Stadler, com formação na Escola de Artes Aplicadas de Viena, onde foi aluna de Robert Obsieger (1884-1958), trabalhou na SMF entre 1953 e 1963.
O motivo decorativo "Nairobi", usado em peças de diferentes formatos, aparece nas aqui referidas, em duas distintas variações cromáticas. Este padrão que, claramente serviu de base ao aplicado nos pratos Aleluia, foi desenhado por Ferdinand Langenbacher (1904-?), em 1959.
Langenbacher inicia o seu percurso com aprendiz na SMF, em 1918, assumindo a direcção do departamento de decoração em 1949, onde é responsável por uma profusão de padrões decorativos para cerâmica utilitária e ornamental, muitos deles alcançando enorme popularidade.

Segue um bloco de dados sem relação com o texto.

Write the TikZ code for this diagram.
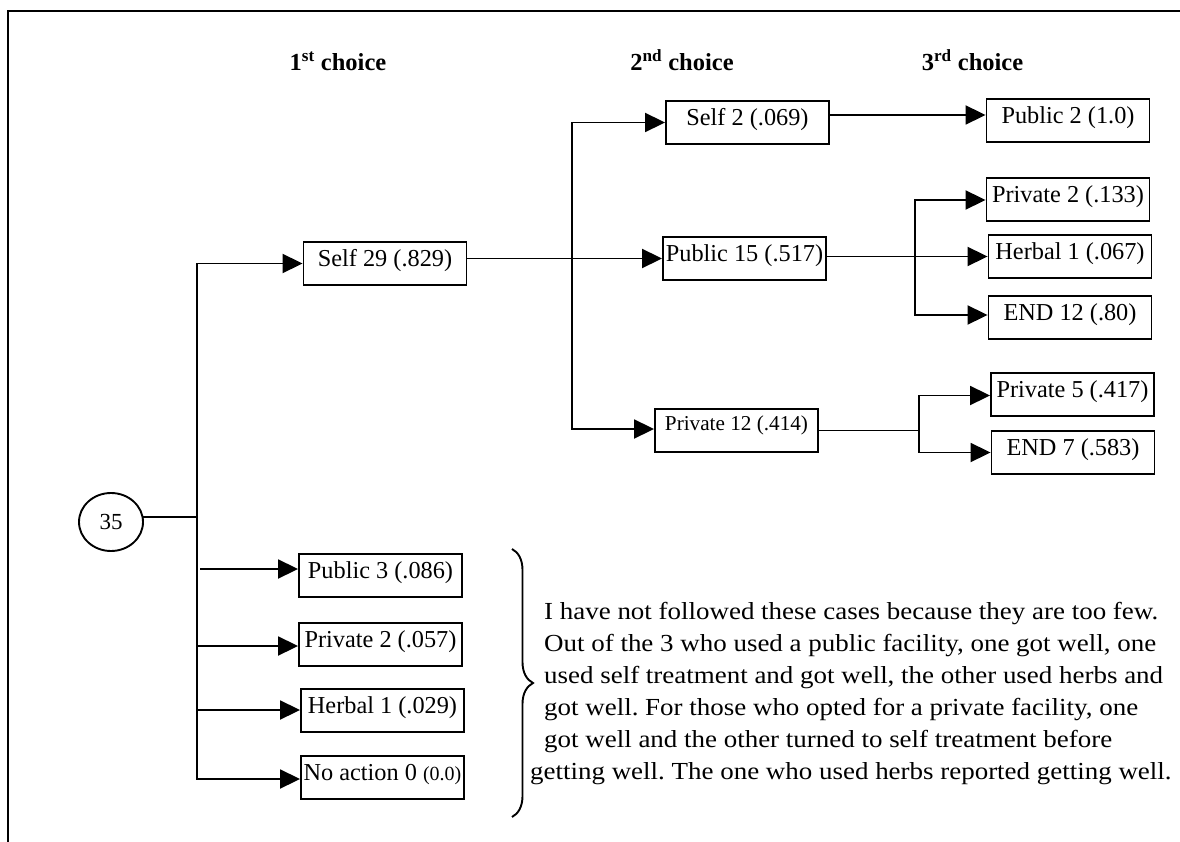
\documentclass[tikz,border=0pt]{standalone}
\usepackage{fontspec}
\setmainfont{Liberation Serif}
\newfontfamily\notefont{Liberation Serif}[FakeStretch=1.1]
\usetikzlibrary{arrows.meta,shapes.geometric,decorations.pathreplacing}
\frenchspacing
\begin{document}
\begin{tikzpicture}[x=1pt,y=-1pt,
  box/.style={draw,line width=1.9pt,minimum width=163pt,minimum height=43pt,
    inner sep=1pt,text height=17pt,text depth=11pt,
    font=\fontsize{24.3}{28}\selectfont},
  head/.style={anchor=base,font=\fontsize{24.5}{28}\selectfont\bfseries},
  link/.style={line width=1.9pt,line cap=rect},
  arr/.style={line width=1.9pt,-{Triangle[length=20pt,width=19pt]}}]
\useasboundingbox (0,0) rectangle (1180,842);

% frame
\draw[line width=2.4pt] (8,842) -- (8,11) -- (1180,11);

% column headings
\node[head] (h1) at (338,71) {1\textsuperscript{st} choice};
\node[head] (h2) at (682,71) {2\textsuperscript{nd} choice};
\node[head] (h3) at (972.5,71) {3\textsuperscript{rd} choice};

% root
\node[draw,ellipse,line width=1.9pt,minimum width=64pt,minimum height=58pt,
  inner sep=0pt,font=\fontsize{23}{26}\selectfont] (root) at (111,522) {35};

% first choice
\node[box] (s29) at (385,263.5) {Self 29 (.829)};
\node[box] (pub3) at (380.5,575.5) {Public 3 (.086)};
\node[box] (pri2a) at (380.5,644.5) {Private 2 (.057)};
\node[box] (herb1a) at (382.5,710.5) {Herbal 1 (.029)};
\node[box] (noact) at (382.5,777.5) {No action 0 {\fontsize{20}{24}\selectfont(0.0)}};

% second choice
\node[box] (s2) at (747.5,122.5) {Self 2 (.069)};
\node[box] (pub15) at (744.5,258.5) {Public 15 (.517)};
\node[box,font=\fontsize{21.2}{26}\selectfont,text height=15pt,text depth=16pt]
  (pri12) at (736.5,430.5) {Private 12 (.414)};

% third choice
\node[box] (pub2) at (1068,120.5) {Public 2 (1.0)};
\node[box] (pri2b) at (1068,199.5) {Private 2 (.133)};
\node[box] (herb1b) at (1070,256.5) {Herbal 1 (.067)};
\node[box] (end12) at (1070,317.5) {END 12 (.80)};
\node[box] (pri5) at (1072.5,394.5) {Private 5 (.417)};
\node[box] (end7) at (1073,452.5) {END 7 (.583)};

% branching points
\coordinate (t1a) at (197,263.5);
\coordinate (t1b) at (197,779);
\coordinate (j0) at (197,517);
\coordinate (b1) at (200,569);
\coordinate (b2) at (197,646);
\coordinate (b3) at (197,710);
\coordinate (t2a) at (572,122.5);
\coordinate (t2b) at (572,429);
\coordinate (t3a) at (915,200);
\coordinate (t3b) at (915,315);
\coordinate (t4a) at (919,395.5);
\coordinate (t4b) at (919,452.5);

% root to first choice
\draw[link] (root.9) -- (root.9 -| j0);
\draw[link] (t1a) -- (t1b);
\draw[arr] (t1a) -- (s29.west);
\draw[arr] (b1) -- (b1 -| pub3.west);
\draw[arr] (b2) -- (b2 -| pri2a.west);
\draw[arr] (b3) -- (b3 -| herb1a.west);
\draw[arr] (t1b) -- (t1b -| noact.west);

% self to second choice
\draw[arr] (s29.east |- pub15.west) -- (pub15.west);
\draw[link] (t2a) -- (t2b);
\draw[arr] (t2a) -- (s2.west);
\draw[arr] (t2b) -- (t2b -| pri12.west);

% second to third choice
\draw[arr] ([yshift=7.5pt]s2.east) -- ([yshift=7.5pt]s2.east -| pub2.west);
\draw[arr] (pub15.east |- herb1b.west) -- (herb1b.west);
\draw[link] (t3a) -- (t3b);
\draw[arr] (t3a) -- (t3a -| pri2b.west);
\draw[arr] (t3b) -- (t3b -| end12.west);
\draw[link] (pri12.east) -- (pri12.east -| t4a);
\draw[link] (t4a) -- (t4b);
\draw[arr] (t4a) -- (t4a -| pri5.west);
\draw[arr] (t4b) -- (end7.west);

% brace and note on the small groups
\draw[line width=1.9pt,decorate,decoration={brace,amplitude=21pt}] (512,549) -- (512,817);
\node[anchor=north west,align=left,inner sep=0pt,
  font=\notefont\fontsize{24.5}{32}\selectfont] (note) at (530,602)
  {\hspace*{14pt}I have not followed these cases because they are too few.\\
   \hspace*{14pt}Out of the 3 who used a public facility, one got well, one\\
   \hspace*{14pt}used self treatment and got well, the other used herbs and\\
   \hspace*{14pt}got well. For those who opted for a private facility, one\\
   \hspace*{14pt}got well and the other turned to self treatment before\\
   getting well. The one who used herbs reported getting well.};
\end{tikzpicture}
\end{document}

SMF - Prato, modelo 4985, 1959. © CMP


SMF - Prato, modelo 4985, detalhe, 1959. © CMP


Apesar da sua maior escala, 26,5 cm de diâmetro, neste prato da SMF, a qualidade técnica da pintura fica bastante aquém da que se encontra nos pratos Aleluia. Aqui, a aplicação das cores é bastante manchada e irregular, sublinhando a falta de rigor do desenho, cuja assimetria não se deve a intenções expressivas, mas antes ao desleixo da execução.

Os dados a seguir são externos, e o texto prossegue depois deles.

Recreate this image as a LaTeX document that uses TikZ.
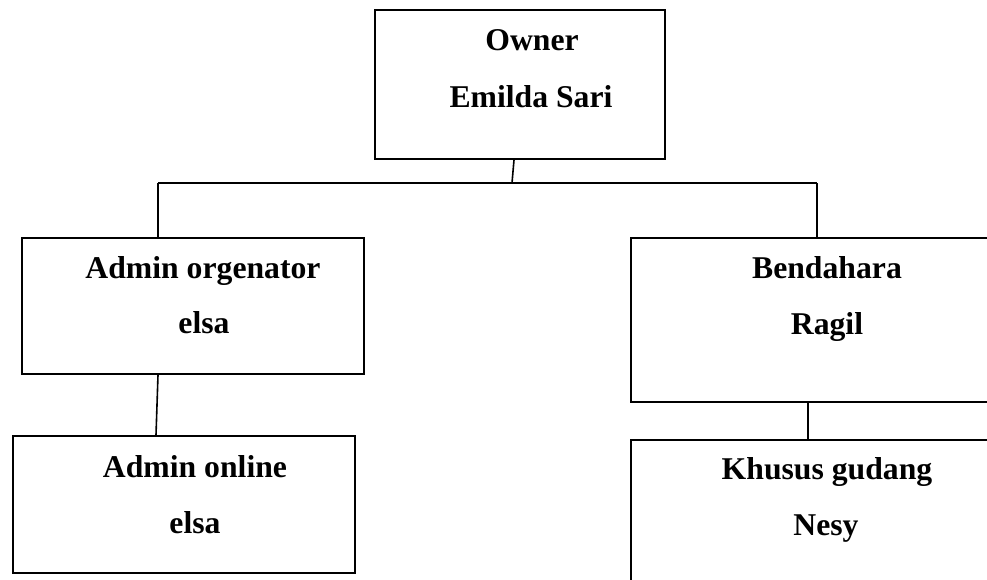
\documentclass[tikz,border=0pt]{standalone}
\usepackage{fontspec}
\setmainfont{Liberation Serif}
\usepackage{xcolor}
\usetikzlibrary{calc,positioning}
\definecolor{inkblack}{RGB}{0,0,0}
\tikzset{
  orgbox/.style={rectangle,draw=inkblack,line width=2pt,anchor=north west,
    inner sep=0pt},
  orgtext/.style={anchor=base,inner sep=0pt,font=\fontsize{31.7}{38}\selectfont\bfseries},
  link/.style={draw=inkblack,line width=1.6pt}
}

\begin{document}
\begin{tikzpicture}[x=1pt,y=-1pt]
  \useasboundingbox (0,0) rectangle (987,579);
  \clip (0,0) rectangle (987,579);
  % boxes
  \node[orgbox,minimum width=290pt,minimum height=149pt] (owner) at (374,9) {};
  \node[orgbox,minimum width=342pt,minimum height=136pt] (admorg) at (21,237) {};
  \node[orgbox,minimum width=342pt,minimum height=137pt] (admonline) at (12,435) {};
  \node[orgbox,minimum width=380pt,minimum height=164pt] (bendahara) at (630,237) {};
  \node[orgbox,minimum width=380pt,minimum height=170pt] (gudang) at (630,439) {};
  % texts
  \node[orgtext] (owner-role) at (532,50) {Owner};
  \node[orgtext] (owner-name) at (531,107) {Emilda Sari};
  \node[orgtext] (admorg-role) at (203,278) {Admin orgenator};
  \node[orgtext] (admorg-name) at (204,333) {elsa};
  \node[orgtext] (admonline-role) at (195,477) {Admin online};
  \node[orgtext] (admonline-name) at (195,533) {elsa};
  \node[orgtext] (bendahara-role) at (827,278) {Bendahara};
  \node[orgtext] (bendahara-name) at (827,334) {Ragil};
  \node[orgtext] (gudang-role) at (827,479) {Khusus gudang};
  \node[orgtext] (gudang-name) at (826,535) {Nesy};
  % connectors
  \coordinate (bus-mid) at (512,183);
  \coordinate (bus-l) at (158,183);
  \coordinate (bus-r) at (817,183);
  \coordinate (owner-foot) at ($(owner.south west)+(140,0)$);
  \coordinate (admorg-foot) at ($(admorg.south west)+(137,0)$);
  \coordinate (admonline-top) at ($(admonline.north west)+(144,0)$);
  \coordinate (bendahara-foot) at ($(bendahara.south west)+(178,0)$);
  \draw[link] (owner-foot) -- (bus-mid);
  \draw[link] (bus-l) -- (bus-r);
  \draw[link] (bus-l) -- (bus-l |- admorg.north);
  \draw[link] (bus-r) -- (bus-r |- bendahara.north);
  \draw[link] (admorg-foot) -- (admonline-top);
  \draw[link] (bendahara-foot) -- (bendahara-foot |- gudang.north);
\end{tikzpicture}
\end{document}
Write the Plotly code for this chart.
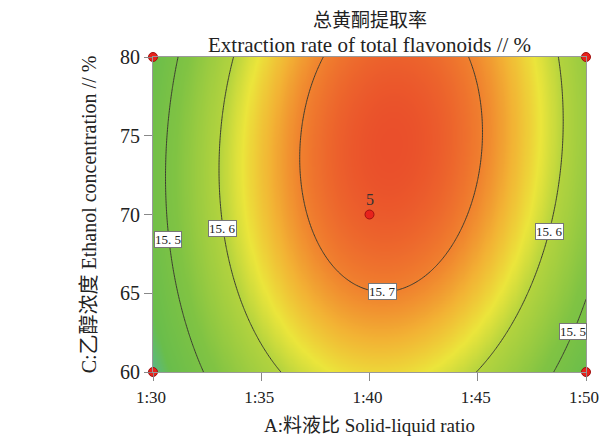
import numpy as np
import plotly.graph_objects as go

# ---- data ----
x_ticks = [30, 35, 40, 45, 50]
x_ticklabels = ["1:30", "1:35", "1:40", "1:45", "1:50"]
y_ticks = [60, 65, 70, 75, 80]

# fitted quadratic response-surface model (coded factors A, C)
b0, bA, bC, bAC, bAA, bCC = 15.729, 0.0365, 0.0384, 0.0178, -0.2221, -0.0457

contour_levels = [15.5, 15.6, 15.7]

design_x = [30, 30, 50, 50, 40]
design_y = [60, 80, 60, 80, 70]
center_reps = "5"

# label anchors: (level, y-value, side)
label_specs = [(15.5, 68.4, "left"), (15.6, 69.1, "left"), (15.7, 65.6, "bottom"),
               (15.6, 68.9, "right"), (15.5, 62.6, "right")]


def model(x, y):
    A = (x - 40) / 10
    C = (y - 70) / 10
    return b0 + bA * A + bC * C + bAC * A * C + bAA * A ** 2 + bCC * C ** 2


# ---- surface ----
xs = np.linspace(30, 50, 201)
ys = np.linspace(60, 80, 201)
X, Y = np.meshgrid(xs, ys)
Z = model(X, Y)

zmin, zmax = 15.38, 15.75
stops = [(15.38, "#4fb4ad"), (15.44, "#69bd4b"), (15.52, "#80c343"),
         (15.60, "#b3d33e"), (15.635, "#ebe53b"), (15.67, "#f2b334"),
         (15.70, "#f0812e"), (15.75, "#e8412a")]
colorscale = [[(v - zmin) / (zmax - zmin), c] for v, c in stops]

serif = "Liberation Serif, Noto Sans CJK SC, serif"
txt = "#222"

fig = go.Figure()
fig.add_trace(go.Heatmap(x=xs, y=ys, z=Z, colorscale=colorscale, zmin=zmin, zmax=zmax,
                         zsmooth="best", showscale=False, hoverinfo="skip"))
fig.add_trace(go.Contour(x=xs, y=ys, z=Z, showscale=False,
                         contours=dict(coloring="none", start=contour_levels[0],
                                       end=contour_levels[-1], size=0.1),
                         line=dict(color="#3c3c30", width=1), hoverinfo="skip"))
fig.add_trace(go.Scatter(x=design_x, y=design_y, mode="markers", cliponaxis=False,
                         marker=dict(color="#e8221c", size=9,
                                     line=dict(color="#a01010", width=1)),
                         hoverinfo="skip", showlegend=False))

# contour labels placed on the model contour
for lvl, yv, side in label_specs:
    d = np.abs(model(xs, yv) - lvl)
    if side == "left":
        xv = xs[np.argmin(np.where(xs < 41, d, 9))]
    elif side == "right":
        xv = xs[np.argmin(np.where(xs > 41, d, 9))]
    else:
        xv = xs[np.argmax(model(xs, yv))]
        col = np.abs(model(xv, ys) - lvl)
        yv = ys[np.argmin(np.where(ys < 72, col, 9))]
    fig.add_annotation(x=xv, y=yv, text=f"{lvl:.1f}".replace(".", ". "), showarrow=False,
                       font=dict(family=serif, size=13, color=txt),
                       bgcolor="white", bordercolor="#777", borderwidth=1, borderpad=0)

fig.add_annotation(x=40, y=70, yshift=15, text=center_reps, showarrow=False,
                   font=dict(family=serif, size=16, color="#333"))

# two-line title
fig.add_annotation(xref="paper", yref="paper", x=0.5, y=1 + 36 / 315, yanchor="middle",
                   text="总黄酮提取率", showarrow=False,
                   font=dict(family=serif, size=19, color=txt))
fig.add_annotation(xref="paper", yref="paper", x=0.5, y=1 + 12 / 315, yanchor="middle",
                   text="Extraction rate of total flavonoids // %", showarrow=False,
                   font=dict(family=serif, size=21, color=txt))
# x-axis title
fig.add_annotation(xref="paper", yref="paper", x=0.5, y=-53 / 315, yanchor="middle",
                   text="A:料液比 Solid-liquid ratio", showarrow=False,
                   font=dict(family=serif, size=19, color=txt))

fig.update_layout(
    width=601, height=436,
    margin=dict(l=153, r=15, t=57, b=64),
    paper_bgcolor="white", plot_bgcolor="white",
    xaxis=dict(range=[30, 50], tickvals=x_ticks, ticktext=x_ticklabels, automargin=False,
               ticks="outside", ticklen=8, tickcolor="#888", showgrid=False, zeroline=False,
               showline=True, linecolor="#999", mirror=True, ticklabelstandoff=2,
               ticklabeloverflow="allow", ticklabelshift=-2,
               tickfont=dict(family=serif, size=17, color=txt)),
    yaxis=dict(range=[60, 80], tickvals=y_ticks, automargin=False,
               ticks="outside", ticklen=8, tickcolor="#888", showgrid=False, zeroline=False,
               showline=True, linecolor="#999", mirror=True,
               tickfont=dict(family=serif, size=20, color=txt),
               title=dict(text="C:乙醇浓度 Ethanol concentration // %", standoff=18,
                          font=dict(family=serif, size=20, color=txt))),
    showlegend=False,
)

fig.write_html("out.html")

SMF - Prato, modelo 4985, marca de fábrica. © CMP


O padrão "Nairobi", como o nome indica, explora as influências primitivas africanas, tão em voga na época.
A SMF produziu muitas outras decorações evocativas do exotismo dos trópicos, como por exemplo os padrões "Hawaii" (1954), "Java"(1955)", "Zebra" (1955), "Ceylon" (1955-57) ou "Brazil" (1957/58).
O desenho toma a designação da capital do Quénia, fazendo uso estilizado das formas dos escudos Masai, população tribal habitante deste país e do norte da Tanzânia.
Tal como nas decorações dos citados escudos, o padrão desenvolve uma linguagem abstracta e sintética, onde não cabe a representação do real, podendo também remeter para formas vegetais, como folhas ou outros elementos naturais.


Escudos Masai, Quénia.

É ainda de notar, que os exotismos africanos presentes nas artes decorativas ocidentais, do pós-Guerra, são contemporâneos do nascimento de muitos dos movimentos independentistas da África colonizada. Contribuindo assim para perpetuar na Europa uma imagem idílica, de crença no progresso das colónias, contraditória às realidades aí vividas.
Quando em 1963, após longos anos de guerra, o Quénia se torna uma república independente, adopta uma nova bandeira, até hoje em vigor, cujo motivo central é o escudo Masai, símbolo nacional. 
Tal como outras bandeiras de países africanos, concebidas na década de 60, utiliza elementos tribais, como fundamento identitário, pondo de lado o legado de longos anos de colonização.
O retorno às origens, preconizado pela recuperação das linguagens primitivas, nos movimentos artísticos do pós-Guerra, vê assim correspondência numa realidade histórica em formação. Os estados africanos, em plena reconfiguração, procuram no primitivismo uma identidade perdida nos tempos, anterior à chegada dos colonos europeus.


Bandeira do Quénia, adoptada em Dezembro de 1963.